( yes that's 21 not 12) Has anyone ever seen anything on the gain of trisomy 21 in CLL. Seems i've just picked it up. Never heard of this before.
john
( yes that's 21 not 12) Has anyone ever seen anything on the gain of trisomy 21 in CLL. Seems i've just picked it up. Never heard of this before.
john
Apparently this is something seen in hematological malignancies, in various cell lines. I'm impressed with a doc doing an expanded FISH to look for atypical mutations in a CLL patient. I am guessing a trisomy in this area is not one of the "better" markers, and may indicate increased potential for more aggressive disease. Similar to how other genetic aberrations in CLL are considered "unfavorable."
nature.com/articles/s41375-...
nature.com/articles/s41375-...
ncbi.nlm.nih.gov/pmc/articl...
sciencedirect.com/science/a...
Especially if one has a large number of mutations, there is data indicating the more genetic abnormalities, the harder to treat/more aggressive a clone tends to be.
ashpublications.org/blood/a...
The data says it's rare (around 2%) in CLL patients, but if one is only being tested for a standard CLL panel of 4-5 markers, the actual percentage may be higher. This mutation seems to be one that favors tumor growth, so perhaps the way one can get it as an adult, is a similar evolutionary mutation pressure like how one can gain a del17p or TP53 mutation as time/number of treatments, increase.

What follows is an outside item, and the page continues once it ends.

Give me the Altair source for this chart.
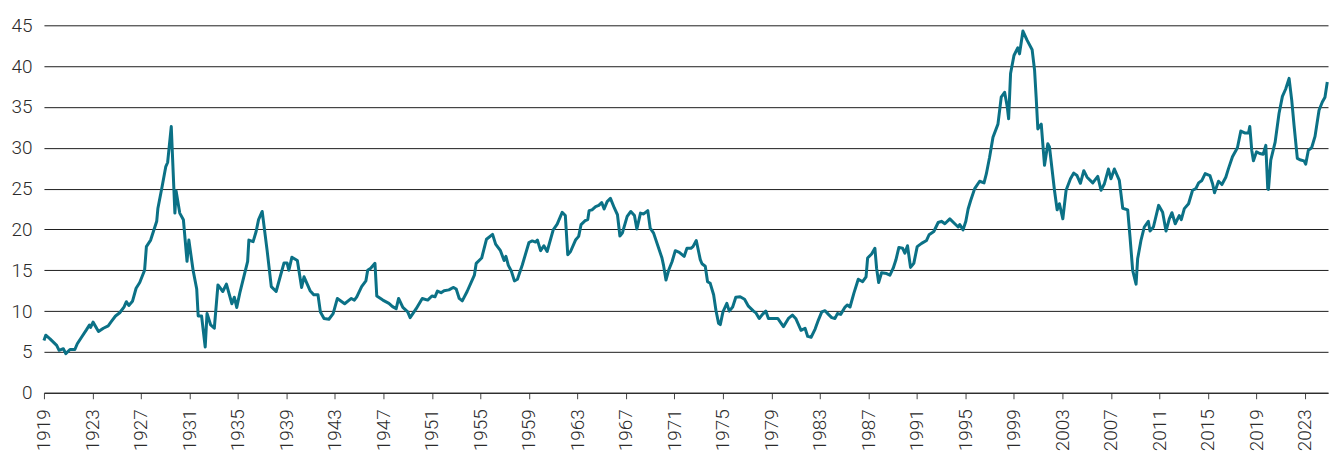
import altair as alt
import pandas as pd

# Decimal year positions
YEARS = [
    1919.0, 1919.15, 1919.5, 1920.05, 1920.25, 1920.6, 1920.8, 1921.15, 1921.55, 1921.75,
    1922.1, 1922.5, 1922.75, 1922.85, 1923.05, 1923.5, 1923.9, 1924.3, 1924.55, 1924.9,
    1925.25, 1925.6, 1925.8, 1926.0, 1926.3, 1926.6, 1926.9, 1927.3, 1927.45, 1927.8,
    1928.3, 1928.4, 1928.75, 1929.05, 1929.2, 1929.5, 1929.8, 1929.9, 1930.2, 1930.5,
    1930.8, 1930.95, 1931.3, 1931.6, 1931.72, 1932.0, 1932.3, 1932.45, 1932.75, 1933.05,
    1933.35, 1933.75, 1934.05, 1934.5, 1934.7, 1934.9, 1935.15, 1935.8, 1935.9, 1936.25,
    1936.5, 1936.7, 1937.0, 1937.4, 1937.75, 1938.15, 1938.5, 1938.8, 1939.05, 1939.2,
    1939.45, 1939.9, 1940.25, 1940.45, 1940.95, 1941.25, 1941.6, 1941.8, 1942.1, 1942.5,
    1942.85, 1943.2, 1943.8, 1944.35, 1944.6, 1944.8, 1945.2, 1945.55, 1945.7, 1945.95,
    1946.3, 1946.45, 1946.95, 1947.45, 1947.75, 1948.05, 1948.25, 1948.6, 1949.0, 1949.2,
    1949.7, 1950.2, 1950.65, 1951.0, 1951.25, 1951.45, 1951.75, 1952.0, 1952.4, 1952.75,
    1953.0, 1953.25, 1953.5, 1953.9, 1954.5, 1954.65, 1955.1, 1955.5, 1956.0, 1956.25,
    1956.65, 1956.95, 1957.1, 1957.3, 1957.55, 1957.8, 1958.05, 1958.45, 1959.0, 1959.27,
    1959.55, 1959.7, 1959.96, 1960.23, 1960.5, 1961.0, 1961.33, 1961.74, 1962.0, 1962.2,
    1962.43, 1962.84, 1963.1, 1963.3, 1963.66, 1963.85, 1963.96, 1964.2, 1964.5, 1964.76,
    1965.0, 1965.2, 1965.45, 1965.72, 1966.05, 1966.3, 1966.5, 1966.7, 1967.1, 1967.4,
    1967.7, 1967.9, 1968.2, 1968.46, 1968.8, 1969.0, 1969.28, 1969.7, 1969.97, 1970.1,
    1970.3, 1970.52, 1970.8, 1971.07, 1971.4, 1971.8, 1972.03, 1972.36, 1972.53, 1972.8,
    1973.13, 1973.27, 1973.54, 1973.73, 1973.95, 1974.23, 1974.42, 1974.64, 1974.78, 1975.0,
    1975.32, 1975.52, 1975.8, 1976.06, 1976.42, 1976.78, 1977.1, 1977.52, 1977.71, 1977.99,
    1978.26, 1978.53, 1978.75, 1979.17, 1979.52, 1979.99, 1980.4, 1980.73, 1981.0, 1981.44,
    1981.77, 1981.99, 1982.27, 1982.6, 1982.87, 1983.15, 1983.42, 1983.7, 1983.97, 1984.24,
    1984.44, 1984.71, 1985.07, 1985.26, 1985.48, 1985.8, 1986.16, 1986.52, 1986.8, 1986.93,
    1987.26, 1987.53, 1987.67, 1987.84, 1988.08, 1988.5, 1988.77, 1989.04, 1989.26, 1989.51,
    1989.81, 1990.0, 1990.22, 1990.47, 1990.74, 1991.02, 1991.38, 1991.79, 1992.0, 1992.39,
    1992.75, 1993.02, 1993.3, 1993.71, 1994.12, 1994.4, 1994.53, 1994.8, 1995.03, 1995.22,
    1995.43, 1995.76, 1996.17, 1996.53, 1996.72, 1996.99, 1997.27, 1997.68, 1997.95, 1998.23,
    1998.45, 1998.56, 1998.72, 1999.0, 1999.32, 1999.46, 1999.74, 2000.09, 2000.5, 2000.7,
    2000.83, 2000.97, 2001.25, 2001.52, 2001.79, 2001.93, 2002.34, 2002.56, 2002.75, 2003.03,
    2003.3, 2003.66, 2003.93, 2004.2, 2004.48, 2004.76, 2005.03, 2005.5, 2005.91, 2006.18,
    2006.46, 2006.79, 2007.0, 2007.28, 2007.69, 2007.97, 2008.38, 2008.57, 2008.79, 2009.07,
    2009.2, 2009.48, 2009.75, 2010.08, 2010.22, 2010.5, 2010.93, 2011.26, 2011.54, 2011.81,
    2012.03, 2012.3, 2012.63, 2012.8, 2013.05, 2013.4, 2013.73, 2014.0, 2014.23, 2014.5,
    2014.77, 2015.16, 2015.38, 2015.54, 2015.87, 2016.15, 2016.47, 2016.69, 2017.02, 2017.43,
    2017.71, 2018.07, 2018.34, 2018.45, 2018.61, 2018.75, 2019.0, 2019.27, 2019.55, 2019.77,
    2019.93, 2019.99, 2020.18, 2020.54, 2020.86, 2021.14, 2021.41, 2021.69, 2021.91, 2022.1,
    2022.37, 2022.65, 2022.92, 2023.06, 2023.28, 2023.55, 2023.83, 2024.16, 2024.43, 2024.65,
    2024.84,
]

# Ratio values at those positions
VALUES = [
    6.4, 7.05, 6.6, 5.8, 5.2, 5.4, 4.8, 5.3, 5.3, 6.0,
    6.8, 7.7, 8.3, 8.0, 8.65, 7.5, 7.9, 8.2, 8.7, 9.4,
    9.8, 10.5, 11.15, 10.7, 11.2, 12.8, 13.5, 15.0, 17.9, 18.7,
    21.0, 22.6, 25.3, 27.7, 28.2, 32.6, 22.0, 24.7, 22.0, 21.2,
    16.1, 18.7, 15.0, 12.7, 9.4, 9.4, 5.6, 9.7, 8.3, 7.9,
    13.2, 12.4, 13.3, 10.9, 11.7, 10.45, 12.2, 16.1, 18.7, 18.5,
    19.75, 21.2, 22.2, 17.5, 13.0, 12.4, 14.3, 15.9, 15.9, 15.0,
    16.6, 16.2, 12.9, 14.2, 12.5, 12.0, 12.0, 9.9, 9.1, 9.0,
    9.7, 11.55, 10.9, 11.55, 11.35, 11.75, 13.0, 13.7, 15.0, 15.25,
    15.85, 11.85, 11.35, 10.95, 10.55, 10.3, 11.55, 10.45, 9.9, 9.2,
    10.3, 11.55, 11.35, 11.85, 11.75, 12.45, 12.25, 12.5, 12.6, 12.9,
    12.7, 11.55, 11.25, 12.4, 14.4, 15.85, 16.5, 18.8, 19.4, 18.2,
    17.4, 16.2, 16.7, 15.6, 14.9, 13.7, 13.9, 15.65, 18.4, 18.6,
    18.45, 18.7, 17.4, 18.0, 17.3, 19.95, 20.65, 22.1, 21.7, 16.9,
    17.3, 18.7, 19.15, 20.6, 21.1, 21.2, 22.3, 22.4, 22.8, 22.95,
    23.3, 22.5, 23.4, 23.8, 22.6, 21.8, 19.2, 19.55, 21.6, 22.2,
    21.7, 20.05, 22.0, 21.9, 22.3, 20.15, 19.55, 17.7, 16.5, 15.6,
    13.8, 15.0, 16.05, 17.4, 17.2, 16.7, 17.7, 17.7, 17.9, 18.65,
    16.3, 15.8, 15.5, 13.6, 13.4, 12.0, 10.1, 8.5, 8.35, 9.9,
    10.95, 10.0, 10.5, 11.7, 11.75, 11.45, 10.6, 10.0, 9.8, 9.1,
    9.6, 10.0, 9.1, 9.1, 9.1, 8.1, 9.1, 9.5, 9.1, 7.65,
    7.9, 6.9, 6.8, 7.8, 8.9, 9.9, 10.05, 9.6, 9.2, 9.1,
    9.7, 9.6, 10.5, 10.75, 10.5, 12.2, 13.9, 13.6, 14.2, 16.5,
    17.0, 17.7, 15.25, 13.5, 14.7, 14.6, 14.4, 15.25, 16.25, 17.8,
    17.7, 17.1, 18.0, 15.35, 15.85, 17.9, 18.3, 18.65, 19.35, 19.75,
    20.85, 21.0, 20.7, 21.3, 20.7, 20.3, 20.6, 19.95, 21.0, 22.5,
    23.55, 25.0, 25.9, 25.7, 26.8, 28.85, 31.3, 32.9, 36.2, 36.8,
    35.0, 33.55, 39.1, 41.3, 42.25, 41.5, 44.3, 43.15, 42.0, 39.5,
    36.2, 32.3, 32.9, 27.85, 30.5, 30.1, 24.8, 22.4, 23.15, 21.3,
    24.8, 26.2, 26.9, 26.6, 25.65, 27.2, 26.4, 25.7, 26.5, 24.8,
    25.6, 27.4, 26.2, 27.4, 26.0, 22.6, 22.4, 19.1, 15.0, 13.3,
    16.4, 18.7, 20.3, 21.0, 19.8, 20.3, 22.95, 22.1, 19.8, 21.3,
    22.05, 20.7, 21.7, 21.2, 22.55, 23.15, 24.8, 25.0, 25.7, 26.0,
    26.85, 26.6, 25.6, 24.5, 25.9, 25.5, 26.4, 27.45, 28.9, 30.0,
    32.05, 31.8, 31.8, 32.6, 29.7, 28.4, 29.5, 29.3, 29.2, 30.3,
    25.0, 24.9, 28.5, 30.7, 34.2, 36.3, 37.2, 38.5, 35.8, 32.75,
    28.7, 28.5, 28.4, 28.0, 29.7, 30.0, 31.4, 34.6, 35.6, 36.2,
    38.05,
]

TICK_YEARS = [1919, 1923, 1927, 1931, 1935, 1939, 1943, 1947, 1951, 1955, 1959,
              1963, 1967, 1971, 1975, 1979, 1983, 1987, 1991, 1995, 1999, 2003,
              2007, 2011, 2015, 2019, 2023]
Y_TICKS = [0, 5, 10, 15, 20, 25, 30, 35, 40, 45]

df = pd.DataFrame({"year": YEARS, "value": VALUES})

FONT = "Roboto"
TEXT_COLOR = "#2b2b2b"

chart = alt.Chart(df).mark_line(
    color="#0b7186", strokeWidth=3, strokeJoin="round"
).encode(
    x=alt.X(
        "year:Q",
        scale=alt.Scale(domain=[1919, 2024.9], nice=False, zero=False),
        axis=alt.Axis(
            values=TICK_YEARS, format="d", title=None, grid=False,
            labelAngle=-90, labelAlign="right", labelBaseline="middle",
            labelFontSize=19, labelFont=FONT, labelFontWeight=300,
            labelColor=TEXT_COLOR, labelPadding=10,
            ticks=True, tickSize=6, tickColor="#444444", tickWidth=1,
            domain=True, domainColor="#222222", domainWidth=1,
            labelOverlap=False, labelFlush=False,
        ),
    ),
    y=alt.Y(
        "value:Q",
        scale=alt.Scale(domain=[0, 45], nice=False),
        axis=alt.Axis(
            values=Y_TICKS, title=None, grid=True, gridColor="#1e1e1e",
            gridWidth=1, ticks=False, domain=False,
            labelFontSize=19, labelFont=FONT, labelFontWeight=300,
            labelColor=TEXT_COLOR, labelPadding=12,
        ),
    ),
).properties(
    width=1286,
    height=368,
    autosize=alt.AutoSizeParams(type="none"),
    padding={"left": 36, "top": 17, "right": 5, "bottom": 62},
).configure_view(stroke=None)

chart.save("out.html", embed_options={"renderer": "svg", "actions": False})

Hi Sofia, thanks for your reply. This showed up in my latest FISH report between my first and second treatment, but it's hard to know if it was better at surviving my first treatment or just there in the first place and never checked for. Anyway, as far as I can tell it's my only karyotype besides a very small % of trisomy 8 so I'm not too worried about it, just curious.